Sadly route-surveying would ultimately cost him and his crew their lives when the modified S-42 they were flying in an attempt to survey a route to New Zealand exploded in flight.

Which hints at something that’s worth remembering about Trippe, which perhaps gets skipped over a little bit in the article – that he was utterly ruthless as a businessman.

He would bid below cost on contracts if he knew it meant he could take out a competitor, bid (and win) contracts for services he didn’t know how to deliver and gamble on the smart people he employed to work out a way of doing it. He'd also beg and bully the likes of Sikorsky, Martin and Boeing into pushing seaplane technology forward and then promise them contracts (so they invested their own cash in development) and then go with a rival at the last minute having used that as leverage to get them to lower their price.

From memory, for example, Martin (now the "Martin" part of Lockheed Martin) almost went bust developing the M-156 Flying Boat because Trippe had promised him a big order if he’d work out how to build it, and then promptly turned round and handed the contract to Boeing once Martin had cracked a lot of the inherent issues of designing something that size to go that range. Martin ended up having to flog the entire design to the Soviets before the war in a desperate attempt to avoid going bust.

Ultimately that ruthlessness helped him build Pan Am into what it was though, and my god is it hard not to wish I’d been alive (and rich enough) to fly on a Clipper during their heyday!

Couple of other things that jump out to me:

She touches on the whole thing about their not being a direct trans-Atlantic route to Britain until relatively late before the war.

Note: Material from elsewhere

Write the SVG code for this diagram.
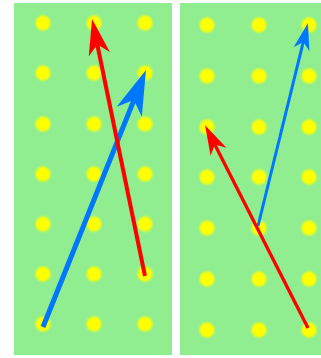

The reasons for this weren’t technical – or at least not from the American side – the deal was that Pan Am would get permission to run one when there was a British plane that was capable of doing a transatlantic flight as well. Trippe hadn’t realised when he agreed that with the Government though that that there was far more drive from him and Pan Am to develop such a plane than than from British Imperial. It took him years of pleading, threats and the somewhat begrudging development of the truly bizarre British Short Empire before he got his route.

Finally, a couple more links. Check out Greg Bishop on Flickr for some wonderful photos from the era, and if you want a good read The man who made Pan Am is great, whilst China Clipper: The Age of the Great Boats is one of my favourite history books ever.

God I love the Clipper age. Thanks for triggering an afternoon of looking at cool photos ellieBOA!
posted by garius at 10:33 AM on February 12, 2015 [6 favorites]

Newsreel footage of 10-year-old Gore Vidal flying and landing a plane, c. 1935
(Context: His father, Eugene Luther Vidal, was Director of Air Commerce in Washington at the time, and the stunt was used as a way to promote the idea of air travel to the general public.)
posted by Atom Eyes at 10:41 AM on February 12, 2015 [3 favorites]

Found the Metafilter post, which is well worth a read.
posted by garius at 10:42 AM on February 12, 2015

I'd take a camp-cot sized berth over a modern airplane seat any day.
posted by The Underpants Monster at 2:50 PM on February 12, 2015 [1 favorite]

huh, this is timely because Midori just released its Pan Am themed series. I believe its japan only, sadly.
posted by rebent at 8:24 PM on February 12, 2015

One interesting thing about that round the world post is that a flight from the middle east to Congo is a flight from the danger zone (much of which was too risky for landing in) to somewhere where you were greeted with all modern conveniences.